Read the records and gather each line that includes "Python".

• [Records with drawing code]:
- - -
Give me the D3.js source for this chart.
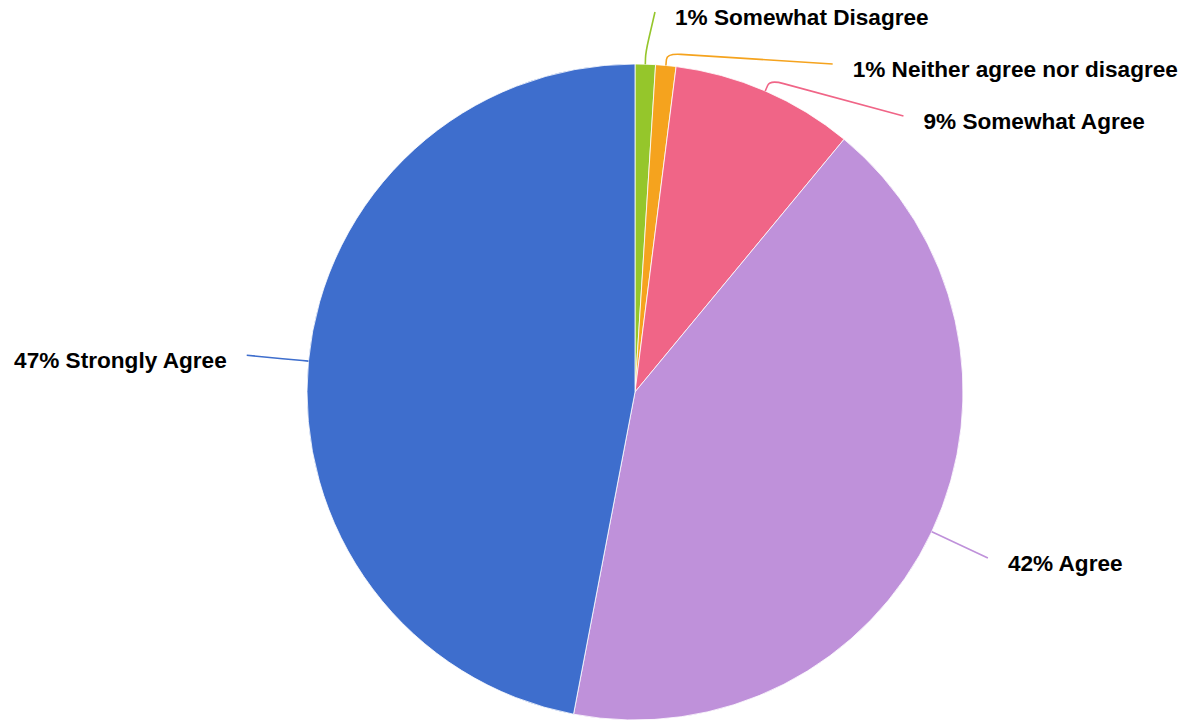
<!DOCTYPE html>
<html>
<head>
<meta charset="utf-8">
<script src="https://cdn.jsdelivr.net/npm/d3@7"></script>
<style>
  html, body { margin: 0; padding: 0; background: #ffffff; }
  svg { display: block; }
  text { font-family: "Liberation Sans", Arial, Helvetica, sans-serif; font-weight: bold; }
</style>
</head>
<body>
<svg id="chart" width="1191" height="721"></svg>
<script>
// Survey responses, listed clockwise from 12 o'clock
const categories = ["Somewhat Disagree", "Neither agree nor disagree", "Somewhat Agree", "Agree", "Strongly Agree"];
const percentages = [1, 1, 9, 42, 47];
const sliceColors = ["#95c62b", "#f5a31e", "#f06587", "#bf91da", "#3e6ecd"];

const width = 1191, height = 721;
const cx = 635, cy = 392;
const radius = 328;
const elbowLen = 12;      // first leg of the leader line
const labelRadius = 390;  // where leader lines end
const minGap = 52;        // vertical spacing between stacked labels
const topBound = 12;

const data = categories.map((c, i) => ({ name: c, value: percentages[i], color: sliceColors[i] }));

const svg = d3.select("#chart");
const g = svg.append("g").attr("transform", `translate(${cx},${cy})`);

const pie = d3.pie().sort(null).value(d => d.value);
const arcs = pie(data);
const arc = d3.arc().innerRadius(0).outerRadius(radius);

g.selectAll("path.slice")
  .data(arcs)
  .join("path")
  .attr("class", "slice")
  .attr("d", arc)
  .attr("fill", d => d.data.color)
  .attr("stroke", "#ffffff")
  .attr("stroke-width", 0.8)
  .attr("stroke-linejoin", "round");

// Label anchor layout: start on a circle at the slice mid-angle,
// then push crowded labels apart vertically on each side.
const items = arcs.map(a => {
  const mid = (a.startAngle + a.endAngle) / 2;
  const s = Math.sin(mid), c = -Math.cos(mid);
  return {
    arc: a,
    mid,
    dir: s >= 0 ? 1 : -1,
    p0: [radius * s, radius * c],
    p1: [(radius + elbowLen) * s, (radius + elbowLen) * c],
    x: labelRadius * s,
    y: labelRadius * c,
    shifted: false
  };
});

[1, -1].forEach(dir => {
  const side = items.filter(it => it.dir === dir).sort((a, b) => a.y - b.y);
  let prev = null;
  side.forEach(it => {
    let y = it.y;
    if (prev === null) y = Math.max(y, topBound - cy);
    else y = Math.max(y, prev.y + minGap);
    if (Math.abs(y - it.y) > 0.5) it.shifted = true;
    it.y = y;
    prev = it;
  });
  // shifted labels slide along an ellipse so they hug the pie
  const shifted = side.filter(it => it.shifted);
  if (shifted.length) {
    const rB = d3.max(shifted, it => Math.abs(it.y)) + 0.5;
    shifted.forEach(it => {
      const t = Math.max(0, 1 - (it.y * it.y) / (rB * rB));
      it.x = dir * labelRadius * Math.sqrt(t);
    });
  }
});

// Leader line with a rounded elbow
function leader(it) {
  const p0 = it.p0, p1 = it.p1, p2 = [it.x, it.y];
  const d01 = Math.hypot(p1[0] - p0[0], p1[1] - p0[1]);
  const d12 = Math.hypot(p2[0] - p1[0], p2[1] - p1[1]);
  const c1 = Math.min(d01 * 0.5, 6);
  const c2 = Math.min(d12 * 0.5, 14);
  const a = [p1[0] - (p1[0] - p0[0]) / d01 * c1, p1[1] - (p1[1] - p0[1]) / d01 * c1];
  const b = [p1[0] + (p2[0] - p1[0]) / d12 * c2, p1[1] + (p2[1] - p1[1]) / d12 * c2];
  const path = d3.path();
  path.moveTo(p0[0], p0[1]);
  path.lineTo(a[0], a[1]);
  path.quadraticCurveTo(p1[0], p1[1], b[0], b[1]);
  path.lineTo(p2[0], p2[1]);
  return path.toString();
}

g.selectAll("path.leader")
  .data(items)
  .join("path")
  .attr("class", "leader")
  .attr("d", leader)
  .attr("fill", "none")
  .attr("stroke", d => d.arc.data.color)
  .attr("stroke-width", 1.6);

g.selectAll("text.label")
  .data(items)
  .join("text")
  .attr("class", "label")
  .attr("x", d => d.x + d.dir * 20)
  .attr("y", d => d.y + 13)
  .attr("text-anchor", d => d.dir > 0 ? "start" : "end")
  .attr("font-size", 22.6)
  .attr("fill", "#000000")
  .text(d => `${d.arc.data.value}% ${d.arc.data.name}`);
</script>
</body>
</html>
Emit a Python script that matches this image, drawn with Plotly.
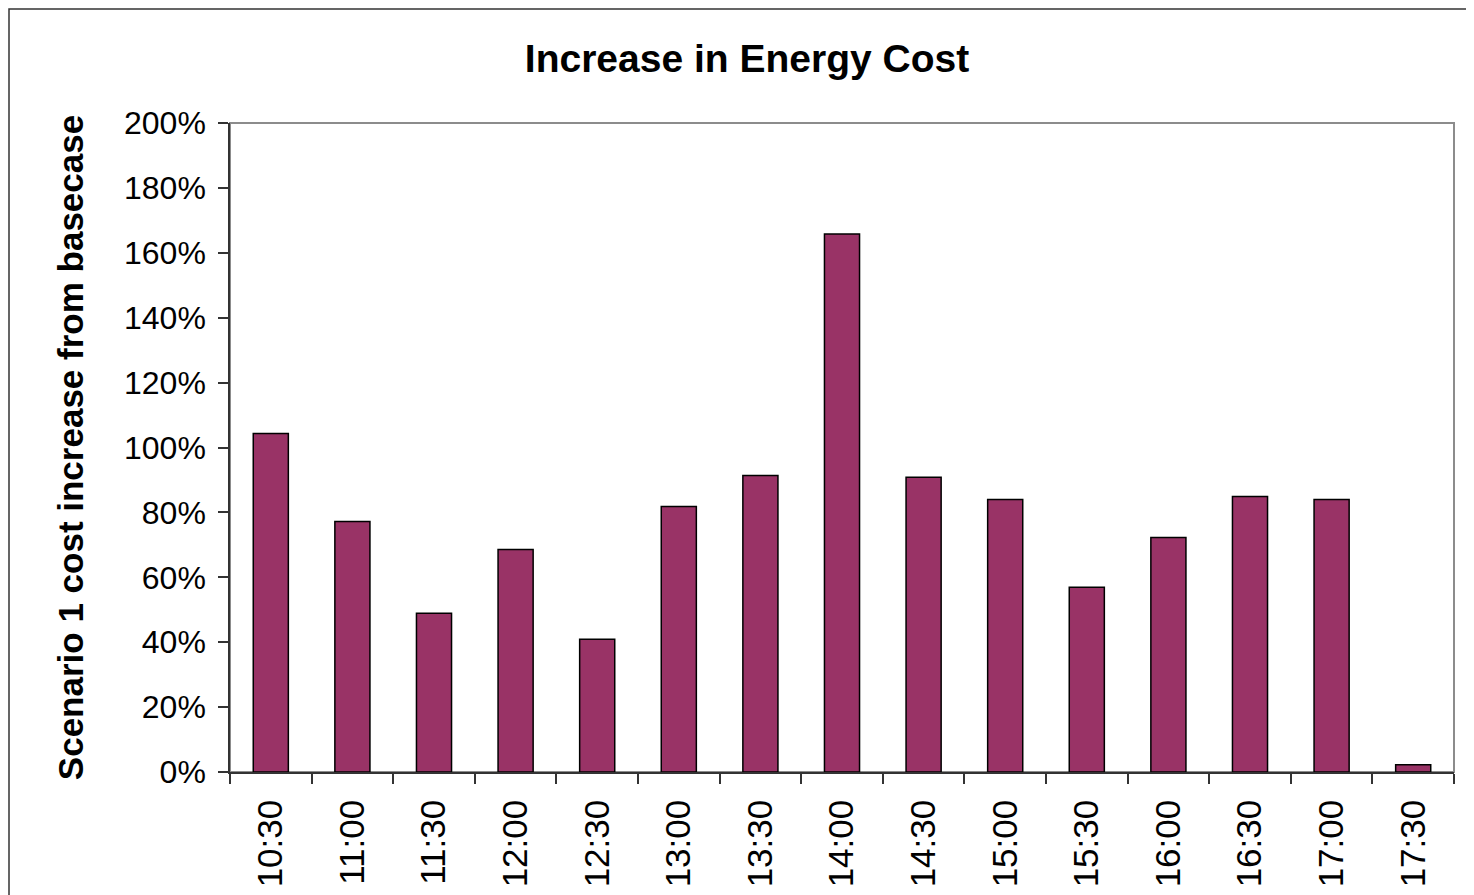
import plotly.graph_objects as go

times = ["10:30", "11:00", "11:30", "12:00", "12:30", "13:00", "13:30", "14:00",
         "14:30", "15:00", "15:30", "16:00", "16:30", "17:00", "17:30"]
increase_pct = [104.3, 77.2, 48.9, 68.6, 40.9, 81.8, 91.4, 165.8,
                90.8, 84.0, 56.9, 72.3, 84.9, 84.0, 2.2]
y_ticks = [0, 20, 40, 60, 80, 100, 120, 140, 160, 180, 200]
y_ticklabels = [f"{v}%" for v in y_ticks]

FONT = "Liberation Sans, Arial, sans-serif"
L, R, T, B = 222, 28, 115, 131
PW = 1474 - L - R
PH = 895 - T - B

fig = go.Figure(go.Bar(
    x=times, y=increase_pct,
    marker=dict(color="#993366", line=dict(color="black", width=1.5)),
    width=0.43,
))

fig.update_layout(
    width=1474, height=895,
    paper_bgcolor="white", plot_bgcolor="white",
    margin=dict(l=L, r=R, t=T, b=B),
    showlegend=False,
    title=dict(text="<b>Increase in Energy Cost</b>", x=(747 - 8) / 1474, xanchor="center",
               y=1 - (58 - 8) / 895, yanchor="middle",
               font=dict(family=FONT, size=39, color="black")),
    font=dict(family=FONT, color="black"),
)

fig.update_yaxes(
    range=[0, 200], tickvals=y_ticks, ticktext=y_ticklabels,
    tickfont=dict(size=32, color="black"), ticklabelstandoff=6,
    ticks="outside", ticklen=10, tickcolor="#333", tickwidth=1.5,
    showline=True, linecolor="#333", linewidth=1.5,
    showgrid=False, zeroline=False,
    title=dict(text="<b>Scenario 1 cost increase from basecase</b>",
               font=dict(size=35, color="black"), standoff=30),
)
fig.update_xaxes(
    tickangle=-90, tickfont=dict(size=35, color="black"), ticklabelstandoff=12,
    ticks="outside", ticklen=10, tickcolor="#333", tickwidth=1.5, tickson="boundaries",
    showline=True, linecolor="#333", linewidth=1.5, showgrid=False,
)

# gray plot-area border (top/right)
fig.add_shape(type="rect", xref="paper", yref="paper", x0=0, y0=0, x1=1, y1=1,
              line=dict(color="#8c8c8c", width=2), layer="below")
# outer chart border
fig.add_shape(type="rect", xref="paper", yref="paper",
              x0=(1 - L) / PW, y0=-0.4, x1=1.1, y1=1 + (T - 1) / PH,
              line=dict(color="#333", width=1.5))

fig.write_html("out.html")
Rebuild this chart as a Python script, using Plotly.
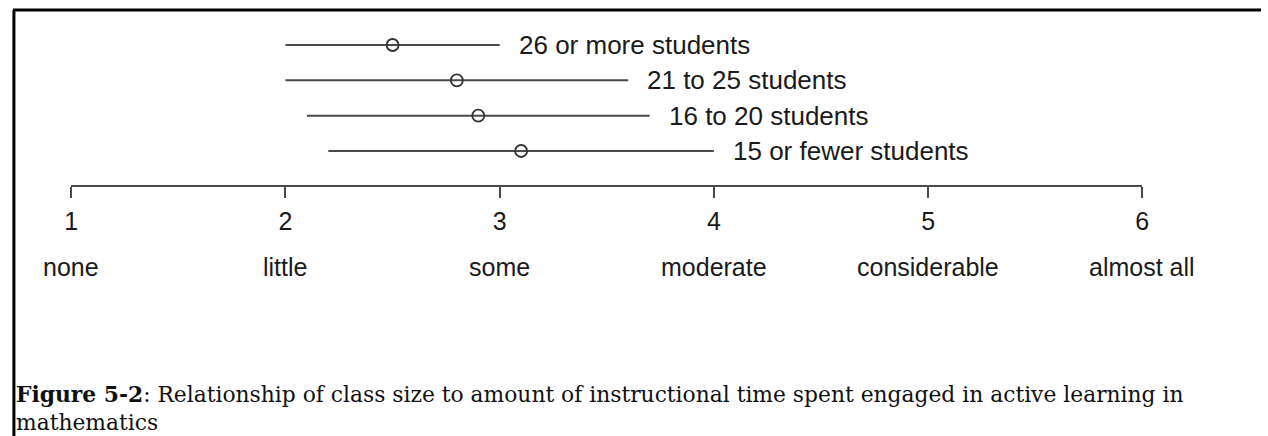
import plotly.graph_objects as go

# ---- data ----
groups = ["26 or more students", "21 to 25 students", "16 to 20 students", "15 or fewer students"]
low = [2.0, 2.0, 2.1, 2.2]
mean = [2.5, 2.8, 2.9, 3.1]
high = [3.0, 3.6, 3.7, 4.0]
rows = [1, 2, 3, 4]
tick_vals = [1, 2, 3, 4, 5, 6]
tick_names = ["none", "little", "some", "moderate", "considerable", "almost all"]
caption = ("<b>Figure 5-2</b>: Relationship of class size to amount of instructional time "
           "spent engaged in active learning in<br>mathematics")

W, H = 1268, 436
ink = "#4a4a4a"
sans = "Liberation Sans, Arial, sans-serif"

fig = go.Figure()

for g, lo, m, hi, r in zip(groups, low, mean, high, rows):
    fig.add_trace(go.Scatter(
        x=[lo, hi], y=[r, r], mode="lines",
        line=dict(color=ink, width=2), showlegend=False, hoverinfo="skip"))
    fig.add_trace(go.Scatter(
        x=[m], y=[r], mode="markers",
        marker=dict(symbol="circle-open", size=12, color="#333333", line=dict(width=1.8)),
        showlegend=False))
    fig.add_annotation(x=hi, y=r, xref="x", yref="y", text=g, showarrow=False,
                       xanchor="left", yanchor="middle", xshift=17,
                       font=dict(family=sans, size=26, color="#1a1a1a"))

for v, name in zip(tick_vals, tick_names):
    fig.add_annotation(x=v, y=1 - 267 / H, xref="x", yref="paper", text=name,
                       showarrow=False, xanchor="center", yanchor="middle",
                       font=dict(family=sans, size=25, color="#1a1a1a"))

fig.add_annotation(x=9 / W, y=1 - 435 / H, xref="paper", yref="paper",
                   text=caption, showarrow=False, xanchor="left", yanchor="bottom",
                   align="left", borderpad=0, borderwidth=0,
                   font=dict(family="DejaVu Serif, serif", size=21.8, color="#111111"))

# frame (top and left edges of the cropped figure box)
fig.add_shape(type="line", xref="paper", yref="paper", x0=6 / W, x1=1.0,
              y0=1 - 10 / H, y1=1 - 10 / H, line=dict(color="black", width=3))
fig.add_shape(type="line", xref="paper", yref="paper", x0=7 / W, x1=7 / W,
              y0=0, y1=1 - 10 / H, line=dict(color="black", width=3))

fig.update_layout(
    width=W, height=H, margin=dict(l=0, r=0, t=0, b=0),
    paper_bgcolor="white", plot_bgcolor="white",
    xaxis=dict(domain=[65 / W, 1148 / W], range=[1, 6], tickvals=tick_vals,
               showline=True, linecolor=ink, linewidth=2, ticks="outside",
               ticklen=11, tickwidth=1.5, tickcolor=ink, showgrid=False, zeroline=False,
               anchor="free", position=1 - 186 / H, side="bottom",
               ticklabelstandoff=2,
               tickfont=dict(family=sans, size=25, color="#1a1a1a")),
    yaxis=dict(domain=[0, 1], range=[1 + 391 / 35.33, 1 - 45 / 35.33],
               visible=False, showgrid=False, zeroline=False),
)

fig.write_html(
    "out.html", config={"displayModeBar": False},
    post_script=("document.body.style.margin='0';"
                 "document.body.style.overflow='hidden';"
                 "document.documentElement.style.overflow='hidden';"))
- - -
• [IN RESPONSE]:
Emit a Python script that matches this image, drawn with Plotly.
Rebuild this chart as a Python script, using Plotly.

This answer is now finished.